The product, which marks the first instance of a conforming mortgage structured around a digital asset pledge, is originated and serviced by Better and backed by Fannie Mae, carrying the same guarantee structure as standard conforming mortgages. The digital asset collateral is held through Coinbase Custody and is associated with a separate privately financed loan used to fund the down payment.
How the product works
Borrowers who qualify for a mortgage through Better's platform can pledge BTC or USDC as collateral to satisfy the down payment requirement. Unlike traditional securities-backed loans, the architecture allows borrowers to pledge specific quantities of eligible tokens rather than their entire account balance.
Under the product terms, market fluctuations in BTC value do not trigger margin calls or require additional collateral. Liquidation of collateral is only initiated in the event of a 60-day payment delinquency, consistent with conditions applied to standard conforming loans. Borrowers pledging USDC also retain access to staking rewards, which can be applied to offset mortgage payments.
Coinbase One members who obtain a token-backed or standard mortgage through Better are eligible for a rebate equivalent to 1% of the mortgage value, capped at USD 10.000, applicable to closing costs and fees.
The mortgage is structured in accordance with Fannie Mae guidelines, enabling interest rates lower than those typically associated with private token-backed lending products.
Market context and intended borrower profile
The product is positioned to address a growing gap between how younger generations accumulate wealth and how traditional mortgage qualification and down payment structures are designed.
According to Coinbase's 2025 State of Crypto Report, 45% of younger investors hold digital assets, compared with 18% of older investors. Separately, data from Redfin (2025) indicates that 12.7% of Generation Z and Millennial homebuyers have already sold digital assets to fund a down payment, compared with 3.5% of Generation X and 0.5% of Baby Boomers.
The NCA 2025 State of Crypto Holders report adds that 67% of token holders are 45 years old or younger, and 26% earn less than USD 75.000 annually, suggesting the potential borrower base is broader in demographic terms than typically assumed.

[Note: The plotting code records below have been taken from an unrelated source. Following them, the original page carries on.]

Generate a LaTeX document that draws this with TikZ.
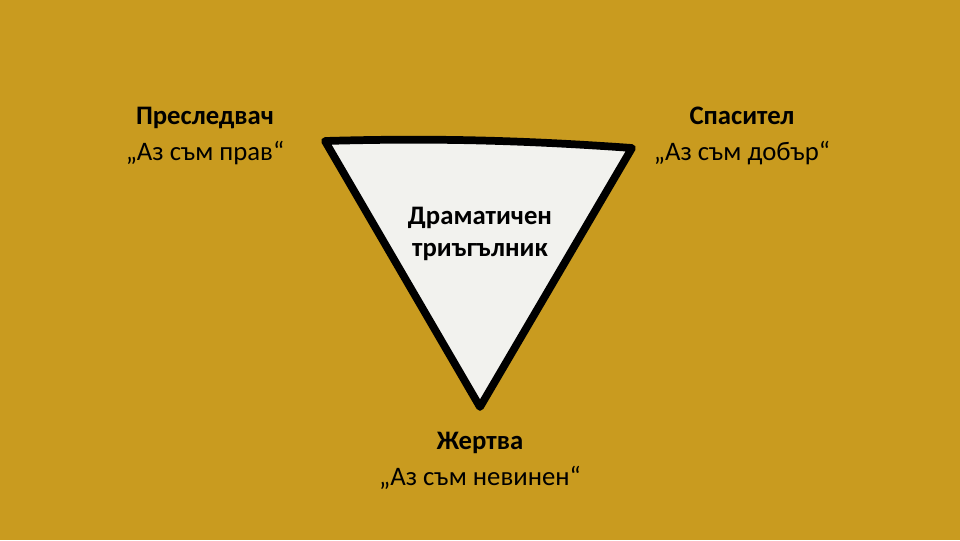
\documentclass[tikz,border=0pt]{standalone}
\usepackage{fontspec}
\setmainfont{Carlito}
\usetikzlibrary{positioning}
\definecolor{gold}{RGB}{201,155,31}
\definecolor{paper}{RGB}{242,242,238}
\tikzset{role/.style={inner sep=0pt,text height=13.5pt,text depth=4.5pt,font=\bfseries\fontsize{19}{22}\selectfont}}
\tikzset{saying/.style={inner sep=0pt,text height=13.5pt,text depth=4.5pt,font=\fontsize{19}{22}\selectfont}}

\begin{document}
\begin{tikzpicture}[x=0.025cm,y=-0.025cm,node distance=7pt]
      \fill[gold] (0,0) rectangle (960,540);
      \coordinate(L) at (325,141);
      \coordinate(R) at (632,148);
      \coordinate(B) at (480,407);
      \draw[line width=5.5pt,line join=round,fill=paper]
        (L) .. controls (430,138) and (520,140) .. (R) -- (B) -- cycle;

      \node[align=center,font=\bfseries\fontsize{19}{22.8}\selectfont](T) at (480,234){Драматичен\\триъгълник};

      \node[role](P) at (205,118){Преследвач};
      \node[saying,below=of P](Pq){„Аз съм прав“};
      \node[role](S) at (742,118){Спасител};
      \node[saying,below=of S](Sq){„Аз съм добър“};
      \node[role](V) at (480,443){Жертва};
      \node[saying,below=of V](Vq){„Аз съм невинен“};
    \end{tikzpicture}
\end{document}
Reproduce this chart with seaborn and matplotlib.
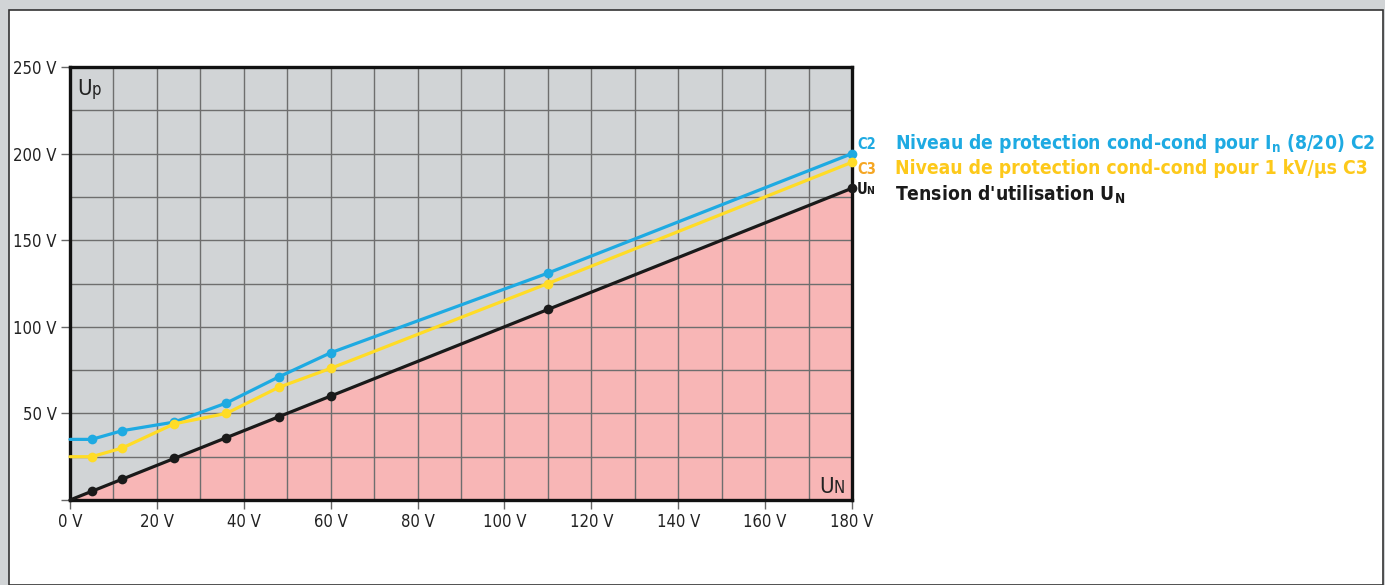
import numpy as np
import pandas as pd
import seaborn as sns
import matplotlib.pyplot as plt
from matplotlib import font_manager
from matplotlib.patches import Rectangle

# values
un_x = [0, 5, 12, 24, 36, 48, 60, 110, 180]
un_y = [0, 5, 12, 24, 36, 48, 60, 110, 180]
c2_y = [35, 35, 40, 45, 56, 71, 85, 131, 200]
c3_y = [25, 25, 30, 44, 50, 65, 76, 125, 195]

x_ticks = [0, 20, 40, 60, 80, 100, 120, 140, 160, 180]
x_labels = [f"{v} V" for v in x_ticks]
y_ticks = [0, 50, 100, 150, 200, 250]
y_labels = [""] + [f"{v} V" for v in y_ticks[1:]]

blue = '#1EAAE2'
yellow = '#FFDC26'
black = '#1A1A1A'
pink = '#F8B6B6'
panel_grey = '#D1D4D6'

sns.set_style('white')
# a narrow face if one is around, otherwise plain DejaVu Sans
names = {f.name for f in font_manager.fontManager.ttflist}
condensed = any(f.name == 'DejaVu Sans' and f.stretch == 'condensed'
                for f in font_manager.fontManager.ttflist)
if 'Liberation Sans Narrow' in names:
    plt.rcParams['font.family'] = ['Liberation Sans Narrow', 'DejaVu Sans']
    narrow = True
elif condensed:
    plt.rcParams['font.family'] = ['DejaVu Sans']
    plt.rcParams['font.stretch'] = 'condensed'
    narrow = True
else:
    plt.rcParams['font.family'] = ['DejaVu Sans']
    narrow = False

tick_fs = 12 if narrow else 10
leg_fs = 13.9 if narrow else 12

W, H = 1385, 585
fig = plt.figure(figsize=(W / 100, H / 100), dpi=100, facecolor=panel_grey)

def px(x, y):
    return x / W, 1 - y / H

# white sheet behind everything
fig.patches.append(Rectangle(px(9, 585), (1383 - 9) / W, (585 - 10) / H,
                             transform=fig.transFigure, facecolor='white',
                             edgecolor='#333333', lw=1.2, zorder=-5))

ax = fig.add_axes([70 / W, 1 - 500 / H, (852 - 70) / W, (500 - 67) / H])
ax.set_zorder(1)
ax.set_facecolor(panel_grey)

df = pd.DataFrame({'un': un_x, 'y_un': un_y, 'c2': c2_y, 'c3': c3_y})

ax.fill_between(df['un'], 0, df['y_un'], color=pink, lw=0, zorder=1)

marks = list(range(1, len(un_x)))
for col, colr in [('c2', blue), ('c3', yellow), ('y_un', black)]:
    sns.lineplot(data=df, x='un', y=col, ax=ax, color=colr, lw=2.3,
                 marker='o', markersize=7, markeredgewidth=0,
                 markevery=marks, zorder=3, clip_on=False)

ax.set_xlim(0, 180)
ax.set_ylim(0, 250)
ax.set_xticks(x_ticks)
ax.set_xticklabels(x_labels)
ax.set_yticks(y_ticks)
ax.set_yticklabels(y_labels)
ax.set_xticks(np.arange(0, 181, 10), minor=True)
ax.set_yticks(np.arange(0, 251, 25), minor=True)
ax.grid(which='both', color='#6E6E6E', lw=1.0)
ax.set_axisbelow('line')
ax.tick_params(which='major', length=6.5, width=1, color='#666666',
               labelsize=tick_fs, labelcolor='#222222', pad=3, left=True, bottom=True)
ax.tick_params(which='minor', length=0)
ax.set_xlabel('')
ax.set_ylabel('')
for s in ax.spines.values():
    s.set_color('#111111')
    s.set_linewidth(2.4)
    s.set_visible(True)

# U_p and U_N inside the axes
txt = dict(textcoords='offset points', xycoords='axes fraction', va='baseline',
           ha='left', color='#222222')
ax.annotate('U', xy=(0, 1), xytext=(5, -20), fontsize=16, **txt)
ax.annotate('p', xy=(0, 1), xytext=(15.5, -20), fontsize=12, **txt)
ax.annotate('U', xy=(1, 0), xytext=(-23.5, 5), fontsize=16, **txt)
ax.annotate('N', xy=(1, 0), xytext=(-13, 5), fontsize=12, **txt)

# legend on the right
fig.text(*px(857, 149), 'C2', color=blue, fontsize=10.5, fontweight='bold', va='baseline')
fig.text(*px(895, 149), r'Niveau de protection cond-cond pour I$_\mathregular{n}$ (8/20) C2',
         color=blue, fontsize=leg_fs, fontweight='bold', va='baseline')
fig.text(*px(857, 174), 'C3', color='#F5A623', fontsize=10.5, fontweight='bold', va='baseline')
fig.text(*px(895, 174), 'Niveau de protection cond-cond pour 1 kV/µs C3',
         color='#FDC91A', fontsize=leg_fs, fontweight='bold', va='baseline')
fig.text(*px(857, 194), 'U', color=black, fontsize=10.5, fontweight='bold', va='baseline')
fig.text(*px(866, 194), 'N', color=black, fontsize=7.5, fontweight='bold', va='baseline')
fig.text(*px(895, 201), r"Tension d'utilisation U$_\mathregular{N}$",
         color=black, fontsize=leg_fs, fontweight='bold', va='baseline')

fig.savefig('out.png', dpi=100, facecolor=panel_grey)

Better estimates approximately 52 million American adults currently hold digital assets, representing roughly 20% of the adult population. The partnership frames the token-backed mortgage as a mechanism for this segment to access home financing without triggering potential capital gains tax events associated with asset liquidation.
Eligible digital assets are currently limited to BTC and USDC. Better and Coinbase have indicated they intend to expand the product to include tokenised equities, fixed income instruments, and other tokenised real estate assets over time. Interested borrowers can register for early access through Better's website.